# Exercise aim:
Can you transcribe the data exactly? Leave the pictures out.

--*--

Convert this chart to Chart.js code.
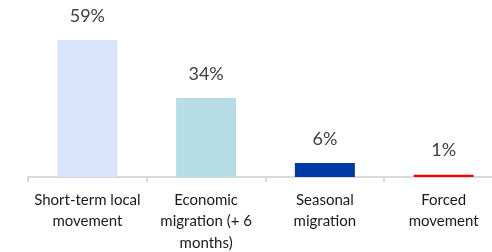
<!DOCTYPE html>
<html>
<head>
<meta charset="utf-8">
<script src="https://cdn.jsdelivr.net/npm/chart.js@4/dist/chart.umd.min.js"></script>
<style>
  html, body { margin: 0; padding: 0; background: #fff; overflow: hidden; }
  #wrap { width: 504px; height: 252px; }
</style>
</head>
<body>
<div id="wrap"><canvas id="chart" width="504" height="252"></canvas></div>
<script>
    // data
    const categories = [
        ["Short-term local", "movement"],
        ["Economic", "migration (+ 6", "months)"],
        ["Seasonal", "migration"],
        ["Forced", "movement"]
    ];
    const shares = [59, 34, 6, 1];
    const barColors = ["#d9e3fb", "#b7dde7", "#0039a6", "#ff0000"];

    // draws the "59%" style labels above each bar
    const valueLabels = {
        id: "valueLabels",
        afterDatasetsDraw(chart) {
            let ctx = chart.ctx;
            let meta = chart.getDatasetMeta(0);
            ctx.save();
            ctx.font = "18px Lato";
            ctx.fillStyle = "#404040";
            ctx.textAlign = "center";
            ctx.textBaseline = "middle";
            meta.data.forEach(function (bar, i) {
                ctx.fillText(shares[i] + "%", bar.x, bar.y - 24);
            });
            ctx.restore();
        }
    };

    let ctx = document.getElementById("chart");
    let myChart = new Chart(ctx, {
        type: "bar",
        data: {
            labels: categories,
            datasets: [{
                data: shares,
                backgroundColor: barColors,
                borderWidth: 0,
                categoryPercentage: 1,
                barPercentage: 0.505
            }]
        },
        options: {
            responsive: false,
            animation: false,
            layout: { padding: { left: 28, right: 1, top: 26, bottom: 0 } },
            plugins: { legend: { display: false }, tooltip: { enabled: false } },
            scales: {
                x: {
                    afterFit: function (scale) { scale.height = 75; },
                    border: { color: "#d9d9d9", width: 2 },
                    grid: { offset: true, drawOnChartArea: false, tickLength: 5, color: "#d9d9d9", lineWidth: 2 },
                    ticks: {
                        color: "#1a1a1a",
                        font: { family: "Lato", size: 15, lineHeight: 1.45 },
                        maxRotation: 0,
                        autoSkip: false,
                        padding: 7
                    }
                },
                y: { display: false, min: 0, max: 65 }
            }
        },
        plugins: [valueLabels]
    });
</script>
</body>
</html>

--*--

# Completed exercise:
Convert this chart to Chart.js code.
<!DOCTYPE html>
<html>
<head>
<meta charset="utf-8">
<script src="https://cdn.jsdelivr.net/npm/chart.js@4/dist/chart.umd.min.js"></script>
<style>
  html, body { margin: 0; padding: 0; background: #fff; overflow: hidden; }
  #wrap { width: 504px; height: 252px; }
</style>
</head>
<body>
<div id="wrap"><canvas id="chart" width="504" height="252"></canvas></div>
<script>
    // data
    const categories = [
        ["Short-term local", "movement"],
        ["Economic", "migration (+ 6", "months)"],
        ["Seasonal", "migration"],
        ["Forced", "movement"]
    ];
    const shares = [59, 34, 6, 1];
    const barColors = ["#d9e3fb", "#b7dde7", "#0039a6", "#ff0000"];

    // draws the "59%" style labels above each bar
    const valueLabels = {
        id: "valueLabels",
        afterDatasetsDraw(chart) {
            let ctx = chart.ctx;
            let meta = chart.getDatasetMeta(0);
            ctx.save();
            ctx.font = "18px Lato";
            ctx.fillStyle = "#404040";
            ctx.textAlign = "center";
            ctx.textBaseline = "middle";
            meta.data.forEach(function (bar, i) {
                ctx.fillText(shares[i] + "%", bar.x, bar.y - 24);
            });
            ctx.restore();
        }
    };

    let ctx = document.getElementById("chart");
    let myChart = new Chart(ctx, {
        type: "bar",
        data: {
            labels: categories,
            datasets: [{
                data: shares,
                backgroundColor: barColors,
                borderWidth: 0,
                categoryPercentage: 1,
                barPercentage: 0.505
            }]
        },
        options: {
            responsive: false,
            animation: false,
            layout: { padding: { left: 28, right: 1, top: 26, bottom: 0 } },
            plugins: { legend: { display: false }, tooltip: { enabled: false } },
            scales: {
                x: {
                    afterFit: function (scale) { scale.height = 75; },
                    border: { color: "#d9d9d9", width: 2 },
                    grid: { offset: true, drawOnChartArea: false, tickLength: 5, color: "#d9d9d9", lineWidth: 2 },
                    ticks: {
                        color: "#1a1a1a",
                        font: { family: "Lato", size: 15, lineHeight: 1.45 },
                        maxRotation: 0,
                        autoSkip: false,
                        padding: 7
                    }
                },
                y: { display: false, min: 0, max: 65 }
            }
        },
        plugins: [valueLabels]
    });
</script>
</body>
</html>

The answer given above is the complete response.